Pese a ello, mi ánimo se opaca cuando en las redes sociales alguien se burla de la figura de Alexa Moreno. Me parece ridículo que cualquiera pueda criticar su esfuerzo. Éste existe, sin duda. Y es ya un enorme mérito estar entre las 32 mejores del mundo considerando el escaso apoyo que tiene alguien como ella para llegar a donde está. Se sigue opacando cuando Bredni Roque tiene que competir con un uniforme parchado para que no se vea la marca. Un uniforme con cinta adhesiva porque las autoridades mexicanas fueron incapaces de darle el que le correspondía en tiempo y forma. Supongo que ningún atleta de otro país sufre algo parecido. Se opaca aún más cuando el titular de la Conade, Alfredo Castillo, acusa a la Federación Internacional de Clavados por los malos resultados de nuestros clavadistas: todos pudimos ver que la sincronía de las parejas mexicanas era inferior a las de los otros equipos.
Mi ánimo olímpico se opaca, pues, pero no por los pobres resultados de la delegación mexicana. Si acaso, por el mal manejo de los recursos, por el nulo apoyo a los atletas, por los sacrificios que éstos deben llevar a cabo para representar a su país. Al parecer, no sólo deben enfrentarse a los mejores del mundo. También deben ponerle cara a la burocracia, a la falta de recursos, a la nula profesionalización del deporte mexicano. Si acaso tengo algún reproche, es para los futbolistas. Fuera de ellos, me sorprenden las historias que hay detrás de tipos que se levantan antes del amanecer para una primera sesión de entrenamiento. El mismo que no dura lo suficiente pues deben trabajar, de otra forma no podrían mantenerse, comprar sus uniformes, sus equipos, incluso sus pasajes y viáticos para las competencias internacionales.

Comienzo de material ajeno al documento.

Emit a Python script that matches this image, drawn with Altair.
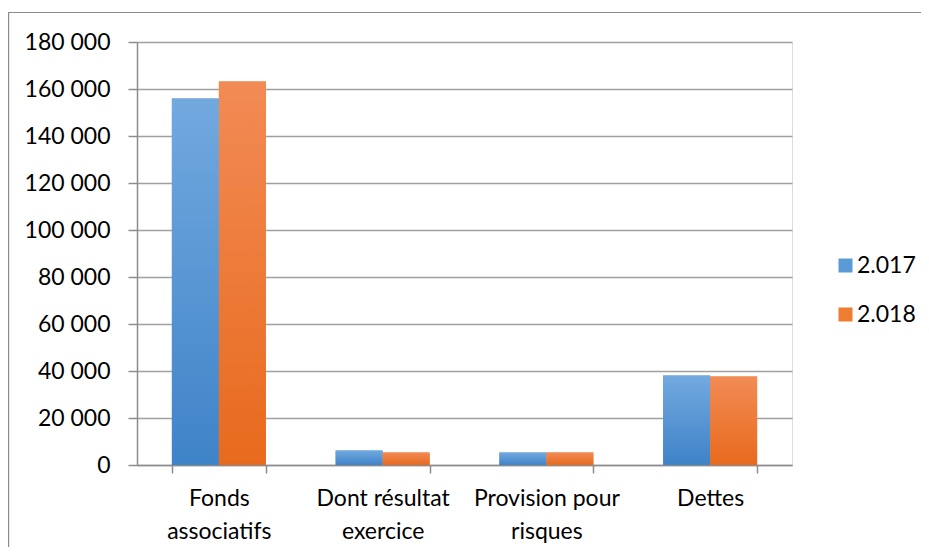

Estoy, pues, del lado de los atletas. No soy, sin embargo, ingenuo. Sé que es muy probable que en Río 2016 los resultados de la delegación mexicana sean los peores de la historia y que, pese a ello, pocas sean las consecuencias para los directivos y los titulares de los organismos encargados de llevar a buen puerto a dicha delegación.
En otras palabras, me queda claro que la culpa no es de los atletas. A fin de cuentas, es una competencia entre los mejores. No siempre se puede ganar aunque, en México, parece que siempre se puede perder. Los culpables son, entonces, las autoridades, como casi en cada uno de los rubros en los que nuestro país está dolido. Y también lo es de quienes hacen escarnio de los deportistas, quienes se burlan de ellos. No es un asunto de estar en condiciones de criticarlos o no. Incluso si lanzan declaraciones soberbias o ridículas: ellos son especialistas en lanzar flechas, no en elaborar discursos coherentes al calor de la derrota.
Podemos, pues, criticar a los atletas porque no son capaces de superar a los mejores del mundo; aquéllos que cuentan con toda la maquinaria de un estado funcional. Pero podemos, también, aplaudir sus esfuerzos y concentrar la crítica en los verdaderos culpables: años de malos gobiernos, años de robos, de desvío de recursos, de indolencia y menosprecio para quienes más trabajan por conseguir algo para su país.
Da igual con cuántas medallas termine México. Lo triste es saber que es muy probable que esos atletas que se quedaron apenas un kilo abajo, unas décimas de punto atrás, un saque mal realizado… sean atormentados por un sueño inquieto mientras que los verdaderos culpables duerman tranquilos, planeando un nuevo viaje de placer o cómo ahorrar unos centavos a la hora de repartir los viáticos y los uniformes. Eso sí basta para opacar cualquier alegría olímpica.